Copy out the whole listing exactly as written, leaving the pictures behind.

>> start

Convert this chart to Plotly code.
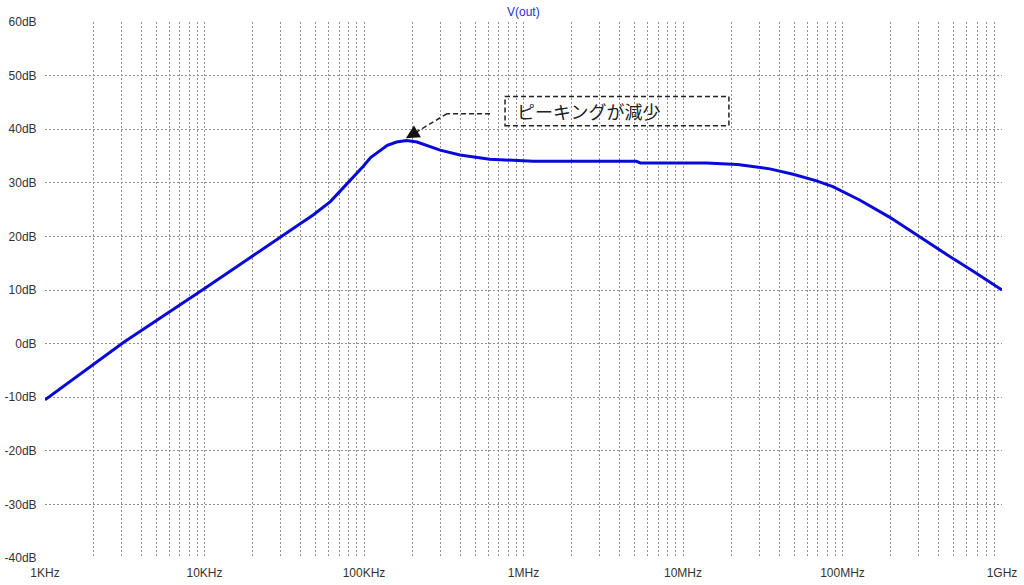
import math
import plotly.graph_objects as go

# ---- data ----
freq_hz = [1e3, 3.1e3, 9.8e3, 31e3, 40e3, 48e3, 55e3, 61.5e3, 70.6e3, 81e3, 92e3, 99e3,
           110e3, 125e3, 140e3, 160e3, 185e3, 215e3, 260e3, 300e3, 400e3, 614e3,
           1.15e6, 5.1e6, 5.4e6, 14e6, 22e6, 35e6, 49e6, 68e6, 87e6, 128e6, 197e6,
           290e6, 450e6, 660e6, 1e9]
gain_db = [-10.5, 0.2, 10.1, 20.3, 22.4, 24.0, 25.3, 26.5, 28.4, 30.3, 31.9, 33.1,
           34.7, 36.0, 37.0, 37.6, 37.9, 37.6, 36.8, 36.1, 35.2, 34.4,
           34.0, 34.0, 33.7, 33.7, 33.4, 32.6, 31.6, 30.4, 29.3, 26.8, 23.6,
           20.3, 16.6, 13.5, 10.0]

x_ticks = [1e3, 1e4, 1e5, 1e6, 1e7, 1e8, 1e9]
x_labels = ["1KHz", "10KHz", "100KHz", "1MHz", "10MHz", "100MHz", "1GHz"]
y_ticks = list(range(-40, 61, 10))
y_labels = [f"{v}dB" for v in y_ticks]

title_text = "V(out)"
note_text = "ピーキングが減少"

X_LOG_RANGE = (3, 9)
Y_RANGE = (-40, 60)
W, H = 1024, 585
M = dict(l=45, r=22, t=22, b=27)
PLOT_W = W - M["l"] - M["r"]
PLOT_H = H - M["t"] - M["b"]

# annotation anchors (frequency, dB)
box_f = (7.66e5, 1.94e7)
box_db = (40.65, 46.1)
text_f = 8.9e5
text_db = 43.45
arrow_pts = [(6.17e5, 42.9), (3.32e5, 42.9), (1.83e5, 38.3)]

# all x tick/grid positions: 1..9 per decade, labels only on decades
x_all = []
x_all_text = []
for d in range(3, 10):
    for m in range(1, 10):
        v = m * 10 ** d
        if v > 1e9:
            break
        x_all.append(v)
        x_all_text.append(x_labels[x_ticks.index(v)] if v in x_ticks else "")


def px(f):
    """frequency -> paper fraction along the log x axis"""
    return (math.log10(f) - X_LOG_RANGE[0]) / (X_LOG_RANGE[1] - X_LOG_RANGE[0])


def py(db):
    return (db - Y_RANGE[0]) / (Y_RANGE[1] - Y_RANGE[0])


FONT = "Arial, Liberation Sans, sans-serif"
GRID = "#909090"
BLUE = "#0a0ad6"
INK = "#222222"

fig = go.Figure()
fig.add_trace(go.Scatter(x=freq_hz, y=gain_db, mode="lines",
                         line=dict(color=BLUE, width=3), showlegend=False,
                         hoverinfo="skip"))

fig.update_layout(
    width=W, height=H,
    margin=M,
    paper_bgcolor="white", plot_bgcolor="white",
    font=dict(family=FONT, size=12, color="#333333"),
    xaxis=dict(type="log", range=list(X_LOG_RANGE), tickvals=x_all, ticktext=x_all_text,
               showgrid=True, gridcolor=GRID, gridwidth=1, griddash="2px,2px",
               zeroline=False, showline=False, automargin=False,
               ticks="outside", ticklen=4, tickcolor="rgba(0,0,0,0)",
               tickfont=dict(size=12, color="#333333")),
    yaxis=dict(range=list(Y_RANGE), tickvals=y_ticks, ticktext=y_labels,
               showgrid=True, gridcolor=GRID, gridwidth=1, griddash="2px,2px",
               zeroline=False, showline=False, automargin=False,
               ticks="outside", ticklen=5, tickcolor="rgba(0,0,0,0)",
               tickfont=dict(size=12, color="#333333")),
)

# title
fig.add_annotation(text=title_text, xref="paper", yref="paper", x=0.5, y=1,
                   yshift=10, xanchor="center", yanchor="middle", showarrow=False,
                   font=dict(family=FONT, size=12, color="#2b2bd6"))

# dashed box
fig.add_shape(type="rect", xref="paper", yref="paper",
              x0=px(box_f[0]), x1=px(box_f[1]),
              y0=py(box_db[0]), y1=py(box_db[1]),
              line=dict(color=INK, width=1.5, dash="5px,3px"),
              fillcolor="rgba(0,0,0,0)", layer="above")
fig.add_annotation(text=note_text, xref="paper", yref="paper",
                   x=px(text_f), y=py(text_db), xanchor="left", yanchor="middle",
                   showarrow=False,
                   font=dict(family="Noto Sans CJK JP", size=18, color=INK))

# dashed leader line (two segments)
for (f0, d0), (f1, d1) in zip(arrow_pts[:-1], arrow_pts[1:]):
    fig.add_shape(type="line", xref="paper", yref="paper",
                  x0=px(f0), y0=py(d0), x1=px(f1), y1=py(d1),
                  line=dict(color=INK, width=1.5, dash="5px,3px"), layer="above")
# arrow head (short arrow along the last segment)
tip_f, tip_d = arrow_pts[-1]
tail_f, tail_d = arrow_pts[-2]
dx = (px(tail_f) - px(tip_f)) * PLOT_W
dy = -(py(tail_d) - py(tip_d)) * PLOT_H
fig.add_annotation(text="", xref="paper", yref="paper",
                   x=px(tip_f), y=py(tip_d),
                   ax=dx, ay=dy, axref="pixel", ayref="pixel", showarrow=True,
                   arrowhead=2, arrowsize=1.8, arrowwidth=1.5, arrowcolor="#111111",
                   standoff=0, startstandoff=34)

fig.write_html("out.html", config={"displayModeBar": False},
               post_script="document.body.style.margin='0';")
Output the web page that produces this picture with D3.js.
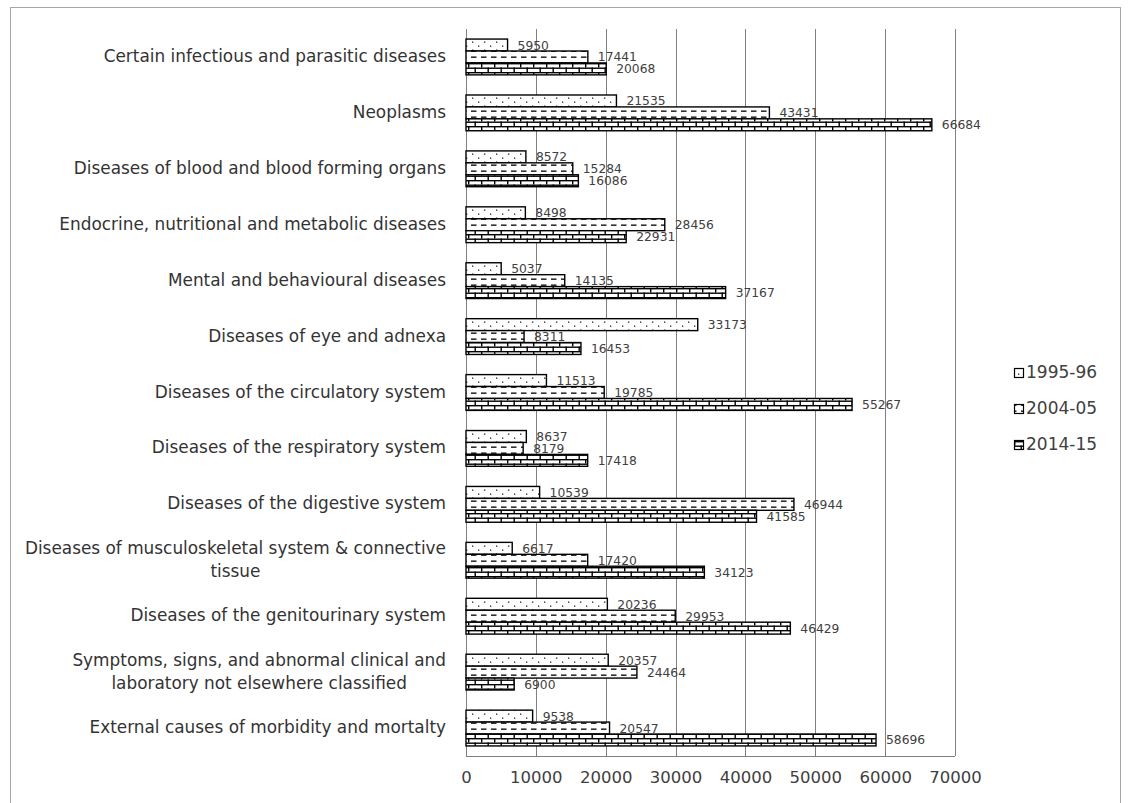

>> end

→ **Answer in full**:
Convert this chart to Plotly code.
import math
import plotly.graph_objects as go

# ---- data ----
freq_hz = [1e3, 3.1e3, 9.8e3, 31e3, 40e3, 48e3, 55e3, 61.5e3, 70.6e3, 81e3, 92e3, 99e3,
           110e3, 125e3, 140e3, 160e3, 185e3, 215e3, 260e3, 300e3, 400e3, 614e3,
           1.15e6, 5.1e6, 5.4e6, 14e6, 22e6, 35e6, 49e6, 68e6, 87e6, 128e6, 197e6,
           290e6, 450e6, 660e6, 1e9]
gain_db = [-10.5, 0.2, 10.1, 20.3, 22.4, 24.0, 25.3, 26.5, 28.4, 30.3, 31.9, 33.1,
           34.7, 36.0, 37.0, 37.6, 37.9, 37.6, 36.8, 36.1, 35.2, 34.4,
           34.0, 34.0, 33.7, 33.7, 33.4, 32.6, 31.6, 30.4, 29.3, 26.8, 23.6,
           20.3, 16.6, 13.5, 10.0]

x_ticks = [1e3, 1e4, 1e5, 1e6, 1e7, 1e8, 1e9]
x_labels = ["1KHz", "10KHz", "100KHz", "1MHz", "10MHz", "100MHz", "1GHz"]
y_ticks = list(range(-40, 61, 10))
y_labels = [f"{v}dB" for v in y_ticks]

title_text = "V(out)"
note_text = "ピーキングが減少"

X_LOG_RANGE = (3, 9)
Y_RANGE = (-40, 60)
W, H = 1024, 585
M = dict(l=45, r=22, t=22, b=27)
PLOT_W = W - M["l"] - M["r"]
PLOT_H = H - M["t"] - M["b"]

# annotation anchors (frequency, dB)
box_f = (7.66e5, 1.94e7)
box_db = (40.65, 46.1)
text_f = 8.9e5
text_db = 43.45
arrow_pts = [(6.17e5, 42.9), (3.32e5, 42.9), (1.83e5, 38.3)]

# all x tick/grid positions: 1..9 per decade, labels only on decades
x_all = []
x_all_text = []
for d in range(3, 10):
    for m in range(1, 10):
        v = m * 10 ** d
        if v > 1e9:
            break
        x_all.append(v)
        x_all_text.append(x_labels[x_ticks.index(v)] if v in x_ticks else "")


def px(f):
    """frequency -> paper fraction along the log x axis"""
    return (math.log10(f) - X_LOG_RANGE[0]) / (X_LOG_RANGE[1] - X_LOG_RANGE[0])


def py(db):
    return (db - Y_RANGE[0]) / (Y_RANGE[1] - Y_RANGE[0])


FONT = "Arial, Liberation Sans, sans-serif"
GRID = "#909090"
BLUE = "#0a0ad6"
INK = "#222222"

fig = go.Figure()
fig.add_trace(go.Scatter(x=freq_hz, y=gain_db, mode="lines",
                         line=dict(color=BLUE, width=3), showlegend=False,
                         hoverinfo="skip"))

fig.update_layout(
    width=W, height=H,
    margin=M,
    paper_bgcolor="white", plot_bgcolor="white",
    font=dict(family=FONT, size=12, color="#333333"),
    xaxis=dict(type="log", range=list(X_LOG_RANGE), tickvals=x_all, ticktext=x_all_text,
               showgrid=True, gridcolor=GRID, gridwidth=1, griddash="2px,2px",
               zeroline=False, showline=False, automargin=False,
               ticks="outside", ticklen=4, tickcolor="rgba(0,0,0,0)",
               tickfont=dict(size=12, color="#333333")),
    yaxis=dict(range=list(Y_RANGE), tickvals=y_ticks, ticktext=y_labels,
               showgrid=True, gridcolor=GRID, gridwidth=1, griddash="2px,2px",
               zeroline=False, showline=False, automargin=False,
               ticks="outside", ticklen=5, tickcolor="rgba(0,0,0,0)",
               tickfont=dict(size=12, color="#333333")),
)

# title
fig.add_annotation(text=title_text, xref="paper", yref="paper", x=0.5, y=1,
                   yshift=10, xanchor="center", yanchor="middle", showarrow=False,
                   font=dict(family=FONT, size=12, color="#2b2bd6"))

# dashed box
fig.add_shape(type="rect", xref="paper", yref="paper",
              x0=px(box_f[0]), x1=px(box_f[1]),
              y0=py(box_db[0]), y1=py(box_db[1]),
              line=dict(color=INK, width=1.5, dash="5px,3px"),
              fillcolor="rgba(0,0,0,0)", layer="above")
fig.add_annotation(text=note_text, xref="paper", yref="paper",
                   x=px(text_f), y=py(text_db), xanchor="left", yanchor="middle",
                   showarrow=False,
                   font=dict(family="Noto Sans CJK JP", size=18, color=INK))

# dashed leader line (two segments)
for (f0, d0), (f1, d1) in zip(arrow_pts[:-1], arrow_pts[1:]):
    fig.add_shape(type="line", xref="paper", yref="paper",
                  x0=px(f0), y0=py(d0), x1=px(f1), y1=py(d1),
                  line=dict(color=INK, width=1.5, dash="5px,3px"), layer="above")
# arrow head (short arrow along the last segment)
tip_f, tip_d = arrow_pts[-1]
tail_f, tail_d = arrow_pts[-2]
dx = (px(tail_f) - px(tip_f)) * PLOT_W
dy = -(py(tail_d) - py(tip_d)) * PLOT_H
fig.add_annotation(text="", xref="paper", yref="paper",
                   x=px(tip_f), y=py(tip_d),
                   ax=dx, ay=dy, axref="pixel", ayref="pixel", showarrow=True,
                   arrowhead=2, arrowsize=1.8, arrowwidth=1.5, arrowcolor="#111111",
                   standoff=0, startstandoff=34)

fig.write_html("out.html", config={"displayModeBar": False},
               post_script="document.body.style.margin='0';")
Output the web page that produces this picture with D3.js.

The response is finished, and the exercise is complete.